Master Gardener: Time to dig horseradish roots and make potent sauce after frost

Chris Himmelwright
Pratt Tribune
Gardeners of horseradish say the roots of this potent plant are ready to dig up after the first frost.

Horseradish Alert

Horseradish is ready to dig after a hard freeze kills the foliage (usually November or December). The large roots can be harvested while smaller, pencil sized roots can be cut in 6-8 inch long sections as 'seed' or 'sets' for next year's crop which are then immediately re-planted. Another option is to leave the horseradish in the ground and dig as needed. If you choose the latter option, be sure to heavily mulch the area so that the ground doesn’t freeze. To use horseradish, peel the large, fleshy roots and cut into sections. Use a blender or food processor to chop the roots along with a small amount of water and a couple of ice cubes. Vinegar or lemon juice is added to stop the process that produces the “bite” of horseradish. Add immediately after blending for a mild flavor or wait up to 3 minutes to give the horseradish more kick. Use 2 to 3 tablespoons of vinegar or lemon juice per cup of horseradish sauce along with ½ teaspoon of salt for flavor. Horseradish has an extremely strong odor and so you may wish to open the blender or food processor outdoors and to keep your face away from the container when opening. Store ground horseradish in a tightly sealed jar in a refrigerator until ready for use.

Preparing Garden Soil

Autumn is an excellent time to add organic materials and till garden soils. Winter can still be a good time to take care of this chore as long as the soil isn’t frozen. It is far wiser to till now than to wait until spring when cold, wet conditions can limit your ability to work soils easily. Working soil when it is wet destroys soil structure and results in hard clods that are very slow to break down. On the other hand, dry soil may need to be watered so it can be more easily tilled. Be sure to wait several days after watering to let soil moisture levels moderate. You want the soil moist, not wet or dry, when tilling. There is a limit to how much organic material such as leaves can be added in one application. Normally, a layer 2 inches deep is adequate with 5 to 6 inches being the maximum that can be added at one time. Shredding the material before application encourages faster and more complete decomposition due to increased surface area. Remember, soil preparation is an important key to a successful garden.

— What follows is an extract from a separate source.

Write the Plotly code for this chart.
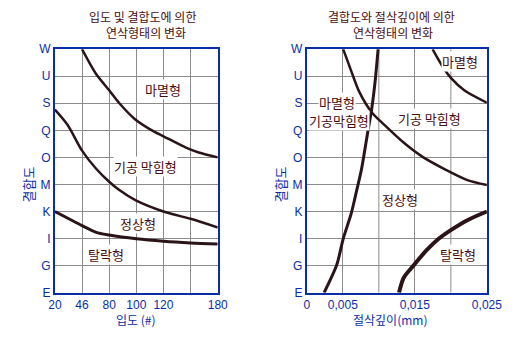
import plotly.graph_objects as go

# ---------------- data ----------------
grade_labels = ["E", "G", "I", "K", "M", "O", "Q", "S", "U", "W"]
grade_vals = list(range(10))

grit_ticks = ["20", "46", "80", "100", "120", "", "180"]
grit_pos = [0, 1, 2, 3, 4, 5, 6]

# left chart curves (x = grit grid position, y = grade index)
l_wear_x = [1.0, 1.52, 2.0, 2.36, 2.94, 3.64, 4.0, 4.83, 5.3, 6.0]
l_wear_y = [9.0, 8.08, 7.48, 7.02, 6.42, 5.96, 5.78, 5.36, 5.18, 5.0]
l_clog_x = [0.0, 0.47, 1.0, 1.52, 2.0, 2.36, 3.0, 4.0, 5.0, 6.0]
l_clog_y = [6.77, 6.2, 5.25, 4.58, 4.1, 3.8, 3.4, 3.0, 2.73, 2.41]
l_shed_x = [0.0, 1.0, 1.52, 2.0, 3.0, 4.0, 5.0, 6.0]
l_shed_y = [3.0, 2.48, 2.23, 2.13, 1.99, 1.9, 1.84, 1.8]

# right chart curves (x = depth of cut mm, y = grade index)
depth_ticks = ["0", "0,005", "0,015", "0,025"]
depth_tickvals = [0.0, 0.005, 0.015, 0.025]
depth_grid = [0.0, 0.005, 0.010, 0.015, 0.020, 0.025]

r_steep_x = [0.0024, 0.00416, 0.00505, 0.00616, 0.0069, 0.0076, 0.0084, 0.0090, 0.0095, 0.0099]
r_steep_y = [0.0, 1.03, 1.99, 2.92, 3.75, 4.57, 5.84, 6.78, 7.85, 9.0]
r_clog_x = [0.00505, 0.00616, 0.00727, 0.0090, 0.01081, 0.01347, 0.01613, 0.01924, 0.0223, 0.025]
r_clog_y = [9.0, 8.2, 7.43, 6.67, 6.19, 5.54, 5.01, 4.55, 4.16, 3.98]
r_wear_x = [0.01746, 0.0188, 0.0201, 0.0219, 0.025]
r_wear_y = [9.0, 8.38, 7.91, 7.47, 7.02]
r_shed_x = [0.0128, 0.01347, 0.0148, 0.0166, 0.0183, 0.0201, 0.0223, 0.025]
r_shed_y = [0.0, 0.56, 1.0, 1.56, 1.99, 2.33, 2.68, 3.0]

# region labels
left_labels = [("마멸형", 4.0, 7.5), ("기공 막힘형", 3.35, 4.65), ("정상형", 3.07, 2.55), ("탈락형", 1.87, 1.42)]
right_labels = [("마멸형", 0.0213, 8.55), ("마멸형", 0.0042, 7.04), ("기공막힘형", 0.0045, 6.36),
                ("기공 막힘형", 0.0170, 6.43), ("정상형", 0.0130, 3.45), ("탈락형", 0.0210, 1.41)]

# ---------------- style ----------------
BLUE = "#0a2ea8"
MAROON = "#4a0c10"
CURVE = "#2b1418"
GRID = "#8c8c8c"
KFONT = "Noto Sans CJK KR, Noto Sans, sans-serif"

W, H = 522, 338
def px_x(p):
    return p / W
def px_y(p):
    return 1 - p / H

fig = go.Figure()

def add_line(x, y, axis, width):
    xa, ya = axis
    fig.add_trace(go.Scatter(x=x, y=y, mode="lines", xaxis=xa, yaxis=ya,
                             line=dict(color=CURVE, width=width, shape="spline", smoothing=0.8),
                             hoverinfo="skip", showlegend=False))

add_line(l_wear_x, l_wear_y, ("x", "y"), 2.5)
add_line(l_clog_x, l_clog_y, ("x", "y"), 2.5)
add_line(l_shed_x, l_shed_y, ("x", "y"), 3)

add_line(r_steep_x, r_steep_y, ("x2", "y2"), 3)
add_line(r_clog_x, r_clog_y, ("x2", "y2"), 2.5)
add_line(r_wear_x, r_wear_y, ("x2", "y2"), 2.5)
add_line(r_shed_x, r_shed_y, ("x2", "y2"), 4)

annotations = []
for t, x, y in left_labels:
    annotations.append(dict(text=t, x=x, y=y, xref="x", yref="y", showarrow=False,
                            xanchor="center", yanchor="middle",
                            font=dict(family=KFONT, size=13, color=MAROON), bgcolor="white", borderpad=0))
for t, x, y in right_labels:
    annotations.append(dict(text=t, x=x, y=y, xref="x2", yref="y2", showarrow=False,
                            xanchor="center", yanchor="middle",
                            font=dict(family=KFONT, size=13, color=MAROON), bgcolor="white", borderpad=0))

def paper_text(text, x, y, color, angle=0, size=13):
    return dict(text=text, x=px_x(x), y=px_y(y), xref="paper", yref="paper", textangle=angle,
                xanchor="center", yanchor="middle", showarrow=False, align="center",
                font=dict(family=KFONT, size=size, color=color))

annotations += [
    paper_text("입도 및 결합도에 의한", 141, 10, MAROON, 0, 12),
    paper_text("연삭형태의 변화", 145, 27, MAROON, 0, 12),
    paper_text("결합도와 절삭깊이에 의한", 401, 10, MAROON, 0, 12),
    paper_text("연삭형태의 변화", 403, 27, MAROON, 0, 12),
    paper_text("결합도", 22, 185, BLUE, -90),
    paper_text("결합도", 285, 185, BLUE, -90),
    paper_text("입도 (#)", 135, 326, BLUE, 0, 12),
    paper_text("절삭깊이(mm)", 400, 326, BLUE, 0, 12),
]

axis_common = dict(showline=True, mirror=True, linecolor=BLUE, linewidth=2,
                   showgrid=True, gridcolor=GRID, gridwidth=1, zeroline=False,
                   ticks="", tickfont=dict(family="Liberation Sans, Arial, sans-serif", size=12, color=BLUE),
                   fixedrange=True)

fig.update_layout(
    width=W, height=H, margin=dict(l=0, r=0, t=0, b=0),
    paper_bgcolor="white", plot_bgcolor="white",
    showlegend=False,
    xaxis=dict(domain=[px_x(50), px_x(220)], range=[0, 6], tickmode="array",
               tickvals=grit_pos, ticktext=grit_ticks, anchor="y", **axis_common),
    yaxis=dict(domain=[px_y(298), px_y(44)], range=[0, 9], tickmode="array",
               tickvals=grade_vals, ticktext=grade_labels, anchor="x", **axis_common),
    xaxis2=dict(domain=[px_x(313), px_x(501)], range=[0, 0.025], tickmode="array",
                tickvals=depth_tickvals, ticktext=depth_ticks, anchor="y2", **axis_common),
    yaxis2=dict(domain=[px_y(298), px_y(44)], range=[0, 9], tickmode="array",
                tickvals=grade_vals, ticktext=grade_labels, anchor="x2", **axis_common),
    annotations=annotations,
)

# extra vertical grid at 0.010 and 0.020 (unlabelled)
for gx in depth_grid:
    if gx not in depth_tickvals:
        fig.add_shape(type="line", xref="x2", yref="y2", x0=gx, x1=gx, y0=0, y1=9,
                      line=dict(color=GRID, width=1), layer="below")

fig.write_html("out.html")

Conservation Trees from the Kansas Forest Service

The Kansas Forest Service offers low-cost tree and shrub seedlings for use in conservation plantings. Plants are one to two years old and sizes vary from 8 to 18 inches, depending on species. Two types of seedlings are offered; bareroot and containerized. Containerized provide a higher survival rate and quicker establishment. Orders are accepted from now through May 1st, but order early to ensure receiving the items you want.

Orders are shipped beginning in mid-March. Approved uses for these plants include windbreaks, wood lots, wildlife habitat, timber plantations and educational and riparian (streambank) plantings. They may not be used for landscape (ornamental) plantings or grown for resale.

All items are sold in units. Each single species unit consists of 25 plants. For example, a unit of Eastern red cedar has 25 trees per unit. Though a single species unit is most commonly purchased, four special bundles are also available including a quail bundle, pheasant bundle, eastern pollinator bundle and western pollinator bundle.

Tree planting accessories are also available including marking flags, root protective slurry, rabbit protective tubes, weed barrier fabric and tree tubes. If there have been problems with deer browsing on young trees, the tree tubes are a must. For details and an order form, go to: http://kfs.mybigcommerce.com/ Order forms are also available from local K-State Research and Extension offices. (Ward

Poor Drainage in Garden Areas

Winter is often a good time to fix areas in the garden where water sits and does not drain properly. Such areas often harm plant roots due to poor oxygen levels in the soil. Consider adding good topsoil so water doesn't sit. Be sure to till or spade the area to mix the new topsoil and the underlying existing soil. Plant roots do not like to cross distinct barriers caused by one type of soil sitting on top of another. Internal drainage can be improved by adding organic matter such as peat moss, rotted hay, cotton burrs, rotted silage, tree leaves or compost. This can be done by adding a 2- to 4- inch layer of organic matter to the surface of the soil and tilling or spading in as deeply as possible.